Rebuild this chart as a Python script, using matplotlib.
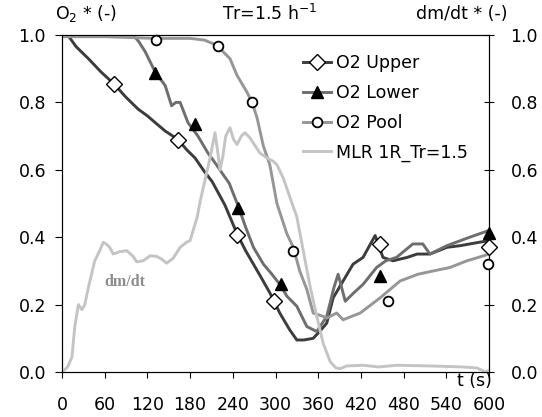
import matplotlib
matplotlib.use('Agg')
import matplotlib.pyplot as plt
from matplotlib.lines import Line2D

plt.rcParams['font.family'] = ['DejaVu Sans']
plt.rcParams['font.size'] = 12.5

# ---------------- data ----------------
upper_t = [0, 8, 20, 37, 55, 73, 90, 107, 120, 131, 145, 163, 175, 187, 200, 211, 229, 246, 258,
           269, 280, 292, 306, 320, 330, 340, 353, 362, 372, 381, 395, 409, 423, 440, 451, 465,
           485, 499, 517, 541, 560, 573, 600]
upper_v = [1.0, 1.0, 0.965, 0.93, 0.89, 0.855, 0.815, 0.78, 0.76, 0.74, 0.715, 0.69, 0.66, 0.635,
           0.595, 0.565, 0.495, 0.41, 0.36, 0.32, 0.28, 0.235, 0.175, 0.125, 0.095, 0.095, 0.10,
           0.12, 0.145, 0.22, 0.27, 0.32, 0.34, 0.405, 0.34, 0.33, 0.34, 0.35, 0.35, 0.37, 0.375,
           0.38, 0.39]
upper_mk_t = [73, 163, 246, 298, 447, 600]
upper_mk_v = [0.855, 0.689, 0.407, 0.21, 0.38, 0.37]

lower_t = [0, 100, 108, 117, 131, 145, 154, 160, 166, 177, 191, 205, 217, 225, 235, 248, 258, 269,
           283, 295, 306, 316, 330, 344, 358, 372, 382, 388, 398, 410, 423, 442, 455, 470, 493,
           507, 517, 541, 573, 600]
lower_v = [1.0, 1.0, 0.98, 0.95, 0.89, 0.85, 0.79, 0.80, 0.80, 0.74, 0.70, 0.65, 0.615, 0.59, 0.56,
           0.49, 0.43, 0.37, 0.32, 0.29, 0.26, 0.225, 0.195, 0.135, 0.12, 0.165, 0.25, 0.29, 0.21,
           0.235, 0.26, 0.31, 0.33, 0.34, 0.38, 0.38, 0.35, 0.375, 0.40, 0.42]
lower_mk_t = [131, 187, 248, 308, 447, 600]
lower_mk_v = [0.887, 0.736, 0.487, 0.261, 0.285, 0.412]

pool_t = [0, 60, 130, 180, 200, 217, 236, 246, 260, 267, 274, 283, 292, 302, 316, 325, 334, 344,
          353, 367, 372, 386, 395, 419, 447, 475, 500, 522, 545, 569, 585, 600]
pool_v = [0.995, 0.995, 0.99, 0.99, 0.985, 0.97, 0.93, 0.88, 0.83, 0.80, 0.755, 0.67, 0.615, 0.50,
          0.41, 0.37, 0.30, 0.245, 0.175, 0.165, 0.16, 0.175, 0.155, 0.175, 0.22, 0.27, 0.29, 0.30,
          0.31, 0.33, 0.34, 0.35]
pool_mk_t = [132, 219, 267, 325, 458, 599]
pool_mk_v = [0.985, 0.967, 0.80, 0.36, 0.21, 0.32]

mlr_t = [0, 8, 14, 18, 23, 28, 32, 37, 46, 53, 58, 62, 67, 72, 81, 91, 100, 105, 114, 124, 133,
         140, 147, 156, 166, 175, 180, 190, 194, 208, 215, 219, 222, 226, 230, 236, 241, 246, 252,
         257, 264, 278, 288, 297, 302, 311, 320, 330, 339, 348, 358, 367, 377, 385, 391, 400, 423,
         445, 470, 517, 563, 583, 595, 600]
mlr_v = [0.0, 0.015, 0.045, 0.135, 0.20, 0.185, 0.20, 0.25, 0.33, 0.36, 0.385, 0.38, 0.37, 0.35,
         0.357, 0.36, 0.343, 0.327, 0.33, 0.345, 0.343, 0.335, 0.323, 0.337, 0.37, 0.385, 0.39,
         0.46, 0.505, 0.635, 0.71, 0.65, 0.60, 0.64, 0.70, 0.725, 0.69, 0.675, 0.70, 0.71, 0.695,
         0.65, 0.635, 0.625, 0.615, 0.575, 0.52, 0.46, 0.36, 0.26, 0.165, 0.085, 0.03, 0.012, 0.01,
         0.018, 0.02, 0.015, 0.02, 0.018, 0.015, 0.012, 0.0, 0.005]

x_ticks = [0, 60, 120, 180, 240, 300, 360, 420, 480, 540, 600]
y_ticks = [0.0, 0.2, 0.4, 0.6, 0.8, 1.0]
labels = ['O2 Upper', 'O2 Lower', 'O2 Pool', 'MLR 1R_Tr=1.5']

# ---------------- styles ----------------
c_up, c_lo, c_po, c_ml = '#3c3c3c', '#6e6e6e', '#969696', '#c4c4c4'
lw = 2.1

fig = plt.figure(figsize=(5.42, 4.17), dpi=100)
ax = fig.add_axes([62/542, 1-372/417, (489-62)/542, (372-35)/417])
ax2 = ax.twinx()

ax.plot(upper_t, upper_v, color=c_up, lw=lw, zorder=3)
ax.plot(lower_t, lower_v, color=c_lo, lw=lw, zorder=3)
ax.plot(pool_t, pool_v, color=c_po, lw=lw, zorder=3)
ax2.plot(mlr_t, mlr_v, color=c_ml, lw=lw, zorder=2)

mk_up = dict(marker='D', markersize=8, markerfacecolor='white', markeredgecolor='black', markeredgewidth=1.0)
mk_lo = dict(marker='^', markersize=8.5, markerfacecolor='black', markeredgecolor='black', markeredgewidth=1.0)
mk_po = dict(marker='o', markersize=7, markerfacecolor='white', markeredgecolor='black', markeredgewidth=1.3)
ax2.plot(upper_mk_t, upper_mk_v, linestyle='none', zorder=5, clip_on=False, **mk_up)
ax2.plot(lower_mk_t, lower_mk_v, linestyle='none', zorder=5, clip_on=False, **mk_lo)
ax2.plot(pool_mk_t, pool_mk_v, linestyle='none', zorder=5, clip_on=False, **mk_po)

for a in (ax, ax2):
    a.set_xlim(0, 600)
    a.set_ylim(0, 1)
    for s in a.spines.values():
        s.set_linewidth(0.8)
        s.set_color('black')

ax.set_xticks(x_ticks)
ax.set_xticklabels([str(v) for v in x_ticks])
ax.set_yticks(y_ticks)
ax.set_yticklabels(['%.1f' % v for v in y_ticks])
ax2.set_yticks(y_ticks)
ax2.set_yticklabels(['%.1f' % v for v in y_ticks])

ax.tick_params(axis='x', direction='out', length=4.5, width=0.8, pad=12.5)
ax.tick_params(axis='y', direction='out', length=5, width=0.8, pad=6.5)
ax2.tick_params(axis='y', direction='inout', length=7, width=0.8, pad=12)

handles = [Line2D([], [], color=c_up, lw=lw, **mk_up),
           Line2D([], [], color=c_lo, lw=lw, **mk_lo),
           Line2D([], [], color=c_po, lw=lw, **mk_po),
           Line2D([], [], color=c_ml, lw=lw)]
ax2.legend(handles, labels, loc='upper left', bbox_to_anchor=(303/542, 1-54/417),
           bbox_transform=fig.transFigure, frameon=False, handlelength=1.6,
           handletextpad=0.3, labelspacing=0.68, borderpad=0, borderaxespad=0, fontsize=12.5)

fig.text(55/542, 1-14/417, 'O$_2$ * (-)', ha='left', va='center', fontsize=12.5)
fig.text(270/542, 1-14/417, 'Tr=1.5 h$^{-1}$', ha='center', va='center', fontsize=12.5)
fig.text(507/542, 1-14/417, 'dm/dt * (-)', ha='right', va='center', fontsize=12.5)
fig.text(492/542, 1-372/417, 't (s)', ha='right', va='top', fontsize=12.5)
fig.text(104/542, 1-282/417, 'dm/dt', ha='left', va='center', fontsize=11.5,
         family='Liberation Serif', weight='bold', color='#8c8c8c')

fig.savefig('out.png', dpi=100)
────────────────────────────────────────
- WHAT TO PRODUCE: Omit the pictures, then repeat exactly each line from the beginning of the listing through the line with "plt.rcParams['font.size'] = 12.5".

- EXERCISE ANSWER:
Rebuild this chart as a Python script, using matplotlib.
import matplotlib
matplotlib.use('Agg')
import matplotlib.pyplot as plt
from matplotlib.lines import Line2D

plt.rcParams['font.family'] = ['DejaVu Sans']
plt.rcParams['font.size'] = 12.5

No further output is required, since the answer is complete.